C is for cookie, but not today — in our context, this C is for “clue.” Once the incident is acknowledged, how long does it take before the person who acknowledged it actually knows what’s wrong and how to fix it? High MTTC times suggest your environment or application is too complicated, you don’t have enough visibility into the deployment or your engineers are responsible for too many things and can’t quickly narrow down problems when they’re paged.
I stands for “innocence,” in this case, and is maybe a little tongue in cheek, but it’s a very important MTTx metric in modern environments, where there are many different teams that are responsible for delivering and operating software. MTTI is a measure of how long it takes, on average, for you to recognize that a particular problem is not your team’s fault. Anybody who’s deployed a modern application knows that a popular whipping boy for issues is whoever provides the network infrastructure. Immediately going to the network operations team and waiting for them to respond when the issue isn’t related to the network just delays the overall troubleshooting process. A fast MTTI for infrastructure teams reduces overall MTTR and also helps the team members on those teams spend less time firefighting.

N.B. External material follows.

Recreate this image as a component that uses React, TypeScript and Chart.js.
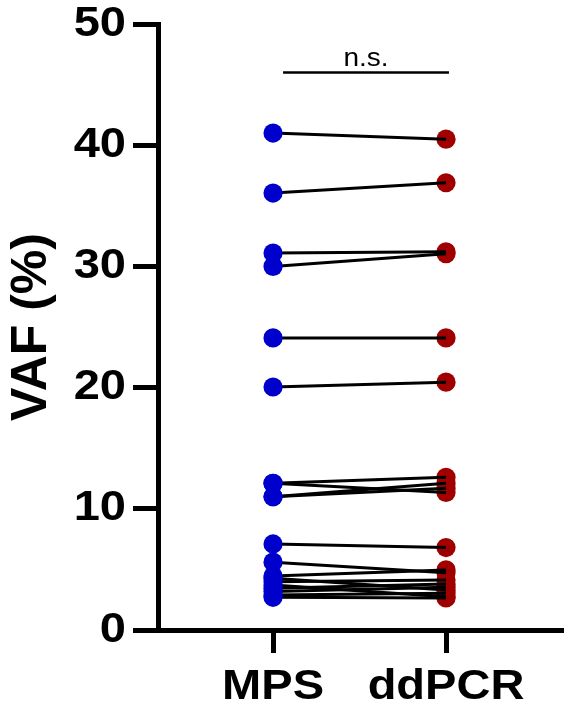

How Do I Generate All These and Use Them?
Observability and monitoring tools support the calculation of many of these metrics, either out of the box or through plugins. They can also be calculated manually, though that defeats a lot of the point of having them.
Tracking these metrics over time gives you important insight into how your team, infrastructure and applications are performing and can help you make the case for additional resources or time.
Finally, focusing on both MTTx and DORA metrics epitomizes a true DevOps viewpoint — by tracking the success and performance of both the Dev and Ops sides of the house, a common language and goals can be set up, thus increasing teamwork and overall software delivery quality.